Most of the debates about the drafting of the Constitution focused on shaping and restraining the extremely powerful Congress that Article I of the Constitution was creating. So powerful was this Congress that many of the delegates thought that the executive branch would be a plaything in the hands of Congress.

And why wouldn’t it? Even now, Congress has the power to shrink the federal government to almost nothing. Just with the power of the purse, Congress could zero out all the agencies of the executive branch and shrink the presidency down to a vice president and president, putting every cabinet secretary out of work tomorrow. The Federal Reserve could be shrink-wrapped and the armed services abolished. Congress has the power to remove every single federal court except the Supreme Court, though Congress could reduce the number of Supreme Court justices to one and strip it of almost all jurisdiction.

In most parliamentary systems, the executive is a puppet of the legislature, which has supreme authority. But a curious constitutional evolution means that the United Kingdom’s Boris Johnson, like other parliamentary leaders, has — or had — the power to terminate or postpone a session of Parliament and call new elections. In the American system, a lowly committee of junior representatives from the sticks could force the elected president to spend all his working hours in the Rayburn House Office Building reading them extracts from Herodotus or the phone book. Congress really could actualize Grover Norquist’s dream of shrinking government to a size that could be drowned in a bathtub — maybe two bathtubs, if one accounts for the hefty President Taft.

But it hasn’t turned out this way. James Burnham’s essential book Congress and the American Tradition outlines that one reason for this is that the executive branch was initially manned by the nation’s best men: George Washington, John Adams, and Thomas Jefferson. George Washington’s self-restraint made him a great man and a great president. But it also made the presidency itself great, something like the object of the emerging nation’s democratic cult. The impeachment power never developed as envisioned — as a powerful check on presidential ambition and power.

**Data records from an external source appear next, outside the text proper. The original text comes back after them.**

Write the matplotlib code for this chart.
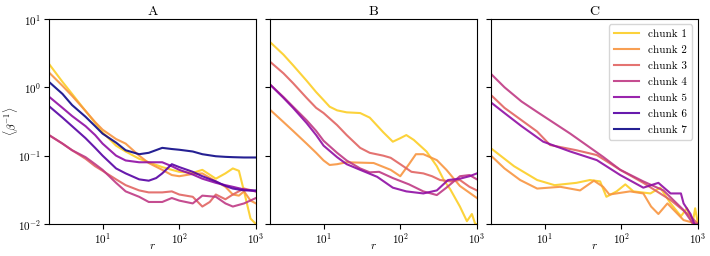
import numpy as np
import matplotlib
matplotlib.use("Agg")
import matplotlib.pyplot as plt

plt.rcParams["font.family"] = ["cmr10", "DejaVu Serif"]
plt.rcParams["mathtext.fontset"] = "cm"
plt.rcParams["axes.formatter.use_mathtext"] = True
plt.rcParams["axes.unicode_minus"] = False

# panel A: chunk -> (r, <beta^-1>)
panel_A = {
    1: ([2, 3, 4, 6, 8, 10, 15, 20, 30, 40, 60, 80, 100, 150, 200, 300, 400, 500, 600, 700, 850, 1000],
        [2.2, 1.2, 0.8, 0.45, 0.3, 0.22, 0.14, 0.115, 0.09, 0.08, 0.068, 0.062, 0.058, 0.056, 0.062, 0.046,
         0.055, 0.065, 0.06, 0.03, 0.012, 0.01]),
    2: ([2, 3, 4, 6, 8, 10, 15, 20, 30, 40, 60, 80, 100, 150, 200, 300, 400, 500, 600, 700, 850, 1000],
        [1.65, 1.05, 0.75, 0.45, 0.31, 0.24, 0.175, 0.15, 0.1, 0.078, 0.062, 0.052, 0.05, 0.054, 0.055,
         0.042, 0.035, 0.027, 0.026, 0.03, 0.022, 0.02]),
    3: ([2, 3, 4, 6, 8, 10, 15, 20, 30, 40, 60, 80, 100, 150, 200, 250, 300, 400, 500, 700, 1000],
        [0.2, 0.15, 0.12, 0.09, 0.07, 0.06, 0.045, 0.037, 0.031, 0.029, 0.029, 0.03, 0.027, 0.025, 0.018,
         0.021, 0.027, 0.023, 0.027, 0.033, 0.03]),
    4: ([2, 3, 4, 6, 8, 10, 15, 20, 30, 40, 60, 80, 100, 150, 200, 300, 400, 500, 700, 1000],
        [0.2, 0.15, 0.12, 0.095, 0.075, 0.062, 0.04, 0.03, 0.025, 0.021, 0.021, 0.024, 0.022, 0.02, 0.026,
         0.025, 0.02, 0.018, 0.02, 0.024]),
    5: ([2, 3, 4, 6, 8, 10, 15, 20, 30, 40, 60, 80, 100, 150, 200, 300, 400, 500, 700, 1000],
        [0.73, 0.5, 0.38, 0.27, 0.2, 0.15, 0.1, 0.085, 0.08, 0.08, 0.08, 0.07, 0.062, 0.053, 0.046, 0.04,
         0.037, 0.035, 0.032, 0.03]),
    6: ([2, 3, 4, 6, 8, 10, 15, 20, 30, 40, 50, 60, 80, 100, 150, 200, 300, 400, 500, 700, 1000],
        [0.53, 0.36, 0.27, 0.18, 0.13, 0.1, 0.065, 0.055, 0.045, 0.043, 0.047, 0.055, 0.075, 0.068, 0.058,
         0.05, 0.042, 0.036, 0.033, 0.031, 0.031]),
    7: ([2, 3, 4, 6, 8, 10, 15, 20, 30, 40, 60, 80, 100, 150, 200, 300, 400, 500, 700, 1000],
        [1.2, 0.8, 0.55, 0.37, 0.27, 0.21, 0.155, 0.12, 0.105, 0.11, 0.13, 0.125, 0.122, 0.115, 0.105,
         0.098, 0.096, 0.095, 0.094, 0.094]),
}

panel_B = {
    1: ([2, 3, 4, 6, 8, 10, 12, 15, 20, 30, 40, 60, 80, 100, 120, 150, 220, 300, 370, 450, 600, 740, 860, 950, 1000],
        [4.6, 3.0, 2.1, 1.25, 0.85, 0.65, 0.52, 0.46, 0.43, 0.42, 0.36, 0.22, 0.16, 0.18, 0.2, 0.17, 0.115,
         0.07, 0.044, 0.032, 0.018, 0.011, 0.014, 0.01, 0.01]),
    2: ([2, 3, 4, 6, 8, 10, 12, 15, 20, 30, 45, 75, 100, 130, 160, 200, 300, 400, 600, 1000],
        [0.47, 0.31, 0.23, 0.15, 0.11, 0.085, 0.073, 0.075, 0.08, 0.079, 0.078, 0.062, 0.05, 0.075, 0.105,
         0.105, 0.086, 0.062, 0.036, 0.024]),
    3: ([2, 3, 4, 6, 8, 10, 15, 20, 30, 40, 60, 75, 100, 140, 200, 260, 330, 450, 600, 800, 1000],
        [2.37, 1.6, 1.15, 0.7, 0.5, 0.42, 0.28, 0.2, 0.13, 0.11, 0.1, 0.093, 0.075, 0.058, 0.055, 0.05,
         0.044, 0.042, 0.044, 0.035, 0.031]),
    4: ([2, 3, 4, 6, 8, 10, 15, 20, 30, 40, 53, 80, 130, 200, 300, 400, 600, 800, 1000],
        [1.1, 0.72, 0.52, 0.33, 0.23, 0.165, 0.11, 0.085, 0.065, 0.057, 0.058, 0.047, 0.038, 0.03, 0.0265,
         0.034, 0.05, 0.052, 0.045]),
    5: ([2, 3, 4, 6, 8, 10, 15, 20, 30, 50, 80, 120, 200, 300, 420, 600, 800, 1000],
        [1.1, 0.7, 0.5, 0.3, 0.2, 0.14, 0.095, 0.075, 0.062, 0.049, 0.034, 0.03, 0.028, 0.031, 0.044,
         0.046, 0.05, 0.055]),
}

panel_C = {
    1: ([2, 4, 8, 13.5, 26, 39, 53, 64, 87, 113, 144, 240, 323, 440, 600, 720, 850, 920, 1000],
        [0.128, 0.07, 0.044, 0.037, 0.04, 0.044, 0.042, 0.025, 0.03, 0.038, 0.03, 0.028, 0.034, 0.02,
         0.013, 0.017, 0.01, 0.017, 0.01]),
    2: ([2, 3, 4.8, 8, 16, 29, 44, 58, 70, 130, 194, 245, 305, 400, 650, 1000],
        [0.1, 0.065, 0.044, 0.033, 0.035, 0.031, 0.043, 0.035, 0.027, 0.03, 0.028, 0.018, 0.014, 0.02,
         0.0114, 0.01]),
    3: ([2, 3, 5, 8, 11.8, 26, 48, 97, 194, 440, 800, 1000],
        [0.77, 0.5, 0.33, 0.225, 0.143, 0.12, 0.102, 0.062, 0.04, 0.0224, 0.013, 0.01]),
    4: ([2, 3, 5, 7.9, 21.6, 58, 97, 194, 355, 650, 870, 1000],
        [1.57, 1.0, 0.62, 0.44, 0.21, 0.096, 0.062, 0.042, 0.031, 0.016, 0.01, 0.01]),
    5: ([2, 3, 5, 9.6, 21.6, 48, 97, 194, 305, 440, 600, 650, 800, 900],
        [0.6, 0.42, 0.27, 0.16, 0.115, 0.086, 0.052, 0.034, 0.04, 0.028, 0.028, 0.02, 0.014, 0.01]),
}

titles = ["A", "B", "C"]
chunks = [1, 2, 3, 4, 5, 6, 7]
colors = plt.cm.plasma(np.linspace(0.9, 0.0, len(chunks)))

fig, axes = plt.subplots(1, 3, figsize=(7.1, 2.56), dpi=100, sharey=True)
fig.subplots_adjust(left=0.069, right=0.983, top=0.926, bottom=0.125, wspace=0.068)

handles = []
for ax, title, panel in zip(axes, titles, [panel_A, panel_B, panel_C]):
    for c, col in zip(chunks, colors):
        if c not in panel:
            continue
        r, v = panel[c]
        line, = ax.plot(r, v, color=col, lw=1.5, alpha=0.9, label=f"chunk {c}")
        if ax is axes[0]:
            handles.append(line)
    ax.set_xscale("log")
    ax.set_yscale("log")
    ax.set_xlim(2, 1000)
    ax.set_ylim(1e-2, 1e1)
    ax.minorticks_off()
    ax.set_title(title, fontsize=10, pad=3)
    ax.set_xlabel("$r$", fontsize=8)
    ax.xaxis.set_label_coords(0.5, -0.085)
    ax.tick_params(labelsize=8, length=3.5, width=0.8, pad=2)
    for s in ax.spines.values():
        s.set_linewidth(0.8)

axes[0].set_ylabel(r"$\langle\beta^{-1}\rangle$", fontsize=8)
axes[0].yaxis.set_label_coords(-0.14, 0.5)
axes[2].legend(handles=handles, loc="upper right", fontsize=8, handlelength=2.3,
               labelspacing=0.55, borderpad=0.45, framealpha=0.8)

fig.savefig("out.png", dpi=100)
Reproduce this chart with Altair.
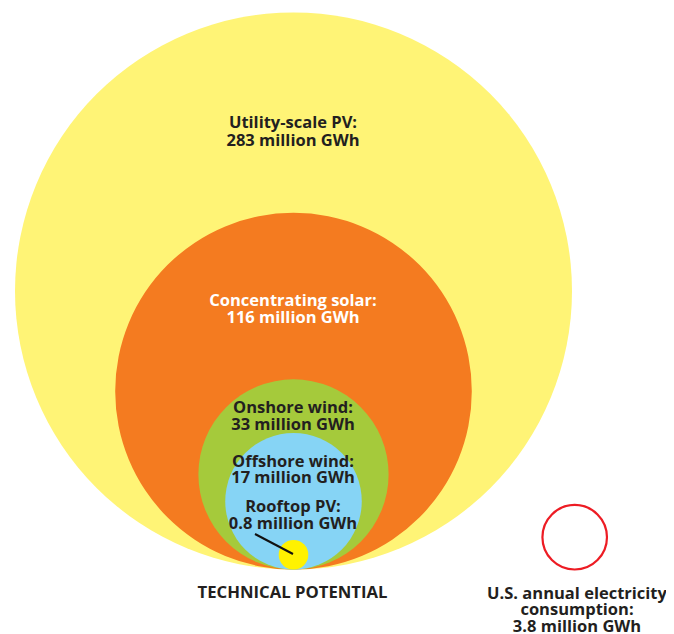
import math
import altair as alt
import pandas as pd

# ---- data ----
names = ["Utility-scale PV", "Concentrating solar", "Onshore wind", "Offshore wind", "Rooftop PV"]
values = [283, 116, 33, 17, 0.8]
colors = ["#FFF476", "#F47B20", "#A5CA3B", "#86D4F5", "#FFF200"]
consumption_name = "U.S. annual electricity consumption"
consumption_value = 3.8

# ---- layout constants ----
W, H = 658, 626
BASE = 561.5            # common tangent line (plot px)
K = 16.555              # px of radius per sqrt(million GWh)
X_TECH, X_CONS = 285.5, 566.7
FONT = "Open Sans"
DARK = "#231F20"
FS = 16.5


def fmt(v):
    return f"{v:g}"


circles = pd.DataFrame({"name": names, "value": values, "group": [1] * len(names)})
cons = pd.DataFrame({"name": [consumption_name], "value": [consumption_value], "group": [2]})

xs = alt.Scale(domain=[1, 2], range=[X_TECH, X_CONS])
ys = alt.Scale(domain=[0, BASE / K], range=[BASE, 0])
vmax = max(values)
# Vega symbol size = area of bounding square -> (2r)^2
ss = alt.Scale(domain=[0, vmax], range=[0, 4 * K * K * vmax])

enc = dict(
    x=alt.X("group:Q", scale=xs, axis=None),
    y=alt.Y("r:Q", scale=ys, axis=None),
    size=alt.Size("value:Q", scale=ss, legend=None),
)

filled = alt.Chart(circles).transform_calculate(r="sqrt(datum.value)").mark_circle(opacity=1).encode(
    color=alt.Color("name:N", scale=alt.Scale(domain=names, range=colors), legend=None),
    **enc,
)

ring = alt.Chart(cons).transform_calculate(r="sqrt(datum.value)").mark_point(
    shape="circle", filled=False, stroke="#ED1C24", strokeWidth=2.2, opacity=1
).encode(**enc)

pointer = alt.Chart(pd.DataFrame({"a": [0]})).mark_rule(color="#111111", strokeWidth=2).encode(
    x=alt.value(247), y=alt.value(526), x2=alt.value(285), y2=alt.value(546)
)

label_texts = [f"{n}:\n{fmt(v)} million GWh" for n, v in zip(names, values)]
label_y = [120, 297.7, 405, 458.7, 504]
label_lh = [18, 17.6, 17, 16.7, 16.5]
label_col = [DARK, "white", DARK, DARK, DARK]

layers = [filled, ring, pointer]
for t, y, lh, c in zip(label_texts, label_y, label_lh, label_col):
    layers.append(
        alt.Chart(pd.DataFrame({"t": [t]})).mark_text(
            font=FONT, fontWeight="bold", fontSize=FS, color=c, align="center",
            baseline="alphabetic", lineBreak="\n", lineHeight=lh,
        ).encode(text="t:N", x=alt.value(X_TECH - 0.5), y=alt.value(y))
    )

layers.append(
    alt.Chart(pd.DataFrame({"t": ["TECHNICAL POTENTIAL"]})).mark_text(
        font=FONT, fontWeight="bold", fontSize=16.7, color=DARK, align="center", baseline="alphabetic",
    ).encode(text="t:N", x=alt.value(284.5), y=alt.value(590.3))
)

cons_text = f"U.S. annual electricity\nconsumption:\n{fmt(consumption_value)} million GWh"
layers.append(
    alt.Chart(pd.DataFrame({"t": [cons_text]})).mark_text(
        font=FONT, fontWeight="bold", fontSize=FS, color=DARK, align="center",
        baseline="alphabetic", lineBreak="\n", lineHeight=16.8,
    ).encode(text="t:N", x=alt.value(569), y=alt.value(590.5))
)

chart = alt.layer(*layers).properties(
    width=W, height=H, autosize=alt.AutoSizeParams(type="none"), padding=0
).configure_view(stroke=None)

chart.save("out.html", embed_options={"renderer": "svg", "actions": False})
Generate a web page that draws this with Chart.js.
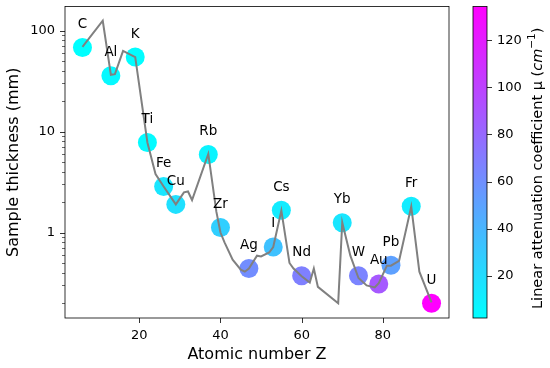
<!doctype html>
<html lang="en">
<head>
<meta charset="utf-8">
<title>Sample thickness vs atomic number</title>
<script src="https://cdn.jsdelivr.net/npm/chart.js@4.4.1/dist/chart.umd.min.js"></script>
<style>
    body { margin: 0; background: #fff; }
    #wrap { width: 550px; height: 368px; position: relative; }
</style>
</head>
<body>
<div id="wrap"><canvas id="myChart"></canvas></div>
<script>
// labelled elements (scatter markers)
const elements  = ['C', 'Al', 'K', 'Ti', 'Fe', 'Cu', 'Rb', 'Zr', 'Ag', 'I', 'Cs', 'Nd', 'Yb', 'W', 'Au', 'Pb', 'Fr', 'U'];
const elementZ  = [6, 13, 19, 22, 26, 29, 37, 40, 47, 53, 55, 60, 70, 74, 79, 82, 87, 92];
const thickness = [68, 35.7, 54.6, 7.8, 2.86, 1.9, 5.93, 1.12, 0.44, 0.72, 1.66, 0.373, 1.25, 0.373, 0.31, 0.475, 1.82, 0.2];
const mu        = [2.1, 5, 3, 4, 15, 18, 8, 27, 61, 34, 12, 68, 15, 66, 88, 51, 12, 134.3];

// gray curve
const curveZ = [6, 11, 13, 14, 16, 19, 22, 24, 26, 29, 31, 32, 33, 37, 39, 40, 41, 43, 45, 46, 47, 49, 50, 52, 53, 55, 57, 58, 60, 62, 63, 64, 69, 70, 72, 74, 76, 78, 79, 81, 82, 84, 87, 89, 92];
const curveT = [69, 125, 36.5, 37, 63, 54.6, 7.8, 3.8, 2.86, 1.9, 2.5, 2.55, 2.1, 6.0, 1.6, 1.0, 0.8, 0.54, 0.43, 0.41, 0.44, 0.59, 0.58, 0.635, 0.72, 1.65, 0.5, 0.44, 0.37, 0.32, 0.44, 0.29, 0.2, 1.26, 0.59, 0.355, 0.30, 0.286, 0.316, 0.47, 0.47, 0.525, 1.81, 0.41, 0.204];

// ticks
const xTicks = [20, 40, 60, 80];
const yTicks = [1, 10, 100];
const cbarTicks = [20, 40, 60, 80, 100, 120];

const FONT = 'DejaVu Sans';
const muMin = Math.min(...mu);
const muMax = Math.max(...mu);

// matplotlib "cool" colormap
function cool(v) {
    const t = (v - muMin) / (muMax - muMin);
    return 'rgb(' + Math.round(255 * t) + ',' + Math.round(255 * (1 - t)) + ',255)';
}

const extras = {
    id: 'extras',
    afterDraw(chart) {
        const ctx = chart.ctx;
        const a = chart.chartArea;
        const x = chart.scales.x, y = chart.scales.y;
        ctx.save();

        // element names above the markers
        ctx.fillStyle = '#000';
        ctx.font = '13.5px "' + FONT + '"';
        ctx.textAlign = 'center';
        ctx.textBaseline = 'middle';
        elements.forEach(function (el, i) {
            ctx.fillText(el, x.getPixelForValue(elementZ[i]), y.getPixelForValue(thickness[i]) - 23);
        });

        // frame
        ctx.strokeStyle = '#000';
        ctx.lineWidth = 0.8;
        ctx.strokeRect(a.left, a.top, a.right - a.left, a.bottom - a.top);

        // y tick labels
        ctx.font = '13px "' + FONT + '"';
        ctx.textAlign = 'right';
        yTicks.forEach(function (v) {
            ctx.fillText(String(v), a.left - 10, y.getPixelForValue(v));
        });

        // tick marks
        ctx.beginPath();
        xTicks.forEach(function (v) {
            const px = Math.round(x.getPixelForValue(v)) + 0.5;
            ctx.moveTo(px, a.bottom); ctx.lineTo(px, a.bottom + 5);
        });
        yTicks.forEach(function (v) {
            const py = Math.round(y.getPixelForValue(v)) + 0.5;
            ctx.moveTo(a.left, py); ctx.lineTo(a.left - 5, py);
        });
        ctx.stroke();
        ctx.beginPath();
        ctx.lineWidth = 0.6;
        for (let e = -1; e <= 2; e++) {
            for (let m = 2; m <= 9; m++) {
                const v = m * Math.pow(10, e);
                if (v < y.min || v > y.max) continue;
                const py = Math.round(y.getPixelForValue(v)) + 0.5;
                ctx.moveTo(a.left, py); ctx.lineTo(a.left - 3, py);
            }
        }
        ctx.stroke();

        // colorbar
        const c0 = 473, c1 = 487;
        const g = ctx.createLinearGradient(0, a.bottom, 0, a.top);
        g.addColorStop(0, cool(muMin));
        g.addColorStop(1, cool(muMax));
        ctx.fillStyle = g;
        ctx.fillRect(c0, a.top, c1 - c0, a.bottom - a.top);
        ctx.lineWidth = 0.8;
        ctx.strokeStyle = '#000';
        ctx.strokeRect(c0, a.top, c1 - c0, a.bottom - a.top);

        ctx.font = '13px "' + FONT + '"';
        ctx.fillStyle = '#000';
        ctx.textAlign = 'left';
        ctx.beginPath();
        cbarTicks.forEach(function (v) {
            const py = a.bottom - (v - muMin) / (muMax - muMin) * (a.bottom - a.top);
            ctx.moveTo(c1, Math.round(py) + 0.5); ctx.lineTo(c1 + 5, Math.round(py) + 0.5);
            ctx.fillText(String(v), 497, py);
        });
        ctx.stroke();

        // colorbar label with mathtext part
        const parts = [
            { t: 'Linear attenuation coefficient \u03bc (', f: '14.5px "' + FONT + '"', dy: 0 },
            { t: 'cm', f: 'italic 14.5px "' + FONT + '"', dy: 0 },
            { t: '\u22121', f: '10.5px "' + FONT + '"', dy: -5.5 },
            { t: ')', f: '14.5px "' + FONT + '"', dy: 0 }
        ];
        let total = 0;
        parts.forEach(function (p) { ctx.font = p.f; p.w = ctx.measureText(p.t).width; total += p.w; });
        ctx.translate(538, (a.top + a.bottom) / 2 + 6);
        ctx.rotate(-Math.PI / 2);
        ctx.textBaseline = 'middle';
        let cx = -total / 2;
        parts.forEach(function (p) {
            ctx.font = p.f;
            ctx.fillText(p.t, cx, p.dy);
            cx += p.w;
        });
        ctx.restore();
    }
};

const ctx = document.getElementById('myChart');
const myChart = new Chart(ctx, {
    type: 'scatter',
    data: {
        datasets: [{
            label: 'curve',
            data: curveZ.map(function (z, i) { return { x: z, y: curveT[i] }; }),
            showLine: true,
            borderColor: '#808080',
            borderWidth: 2,
            pointRadius: 0,
            tension: 0
        }, {
            label: 'elements',
            data: elementZ.map(function (z, i) { return { x: z, y: thickness[i] }; }),
            backgroundColor: mu.map(cool),
            borderWidth: 0,
            pointRadius: 9.5,
            pointHoverRadius: 9.5
        }]
    },
    options: {
        responsive: true,
        maintainAspectRatio: false,
        animation: false,
        layout: { autoPadding: false, padding: { top: 6.5, right: 101, left: 0, bottom: 0 } },
        plugins: { legend: { display: false }, tooltip: { enabled: false } },
        scales: {
            x: {
                type: 'linear',
                min: 1.7,
                max: 96.3,
                grid: { display: false, drawTicks: false },
                border: { display: false },
                afterBuildTicks: function (s) { s.ticks = xTicks.map(function (v) { return { value: v }; }); },
                afterFit: function (s) { s.height = 50; },
                ticks: { padding: 10, color: '#000', maxRotation: 0, font: { family: FONT, size: 13 } },
                title: { display: true, text: 'Atomic number Z', color: '#000', font: { family: FONT, size: 16 }, padding: { top: 0, bottom: 4 } }
            },
            y: {
                type: 'logarithmic',
                min: 0.1426,
                max: 173,
                grid: { display: false, drawTicks: false },
                border: { display: false },
                afterFit: function (s) { s.width = 65; },
                ticks: { display: false },
                title: { display: true, text: 'Sample thickness (mm)', color: '#000', font: { family: FONT, size: 16 }, padding: { top: 4, bottom: 0 } }
            }
        }
    },
    plugins: [extras]
});
</script>
</body>
</html>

And now most men and women elected to Congress act like spectators to power. Many of them come to office apparently eager to matriculate from the Article 1 congressional branch into the perches of real power — as lobbyists, think-tank presidents, or media personalities.

The democratic character of the American people is withering surely in part because of the near total capture of the democratic spirit and imagination by the presidency, and the presidency’s capture by the administrative state. The fact that an unaccountable professional “policy class” has come to dominate national governments has motivated rebellious populist-nationalist movements across the developed world. When legislatures stopped making laws, the possibility of bargaining, compromise, and conciliation evaporated.

The people have been exiled from their own self-government. And the only way back is for Congress to begin cutting the executive branch and all its bureaucrat-run agencies down to size.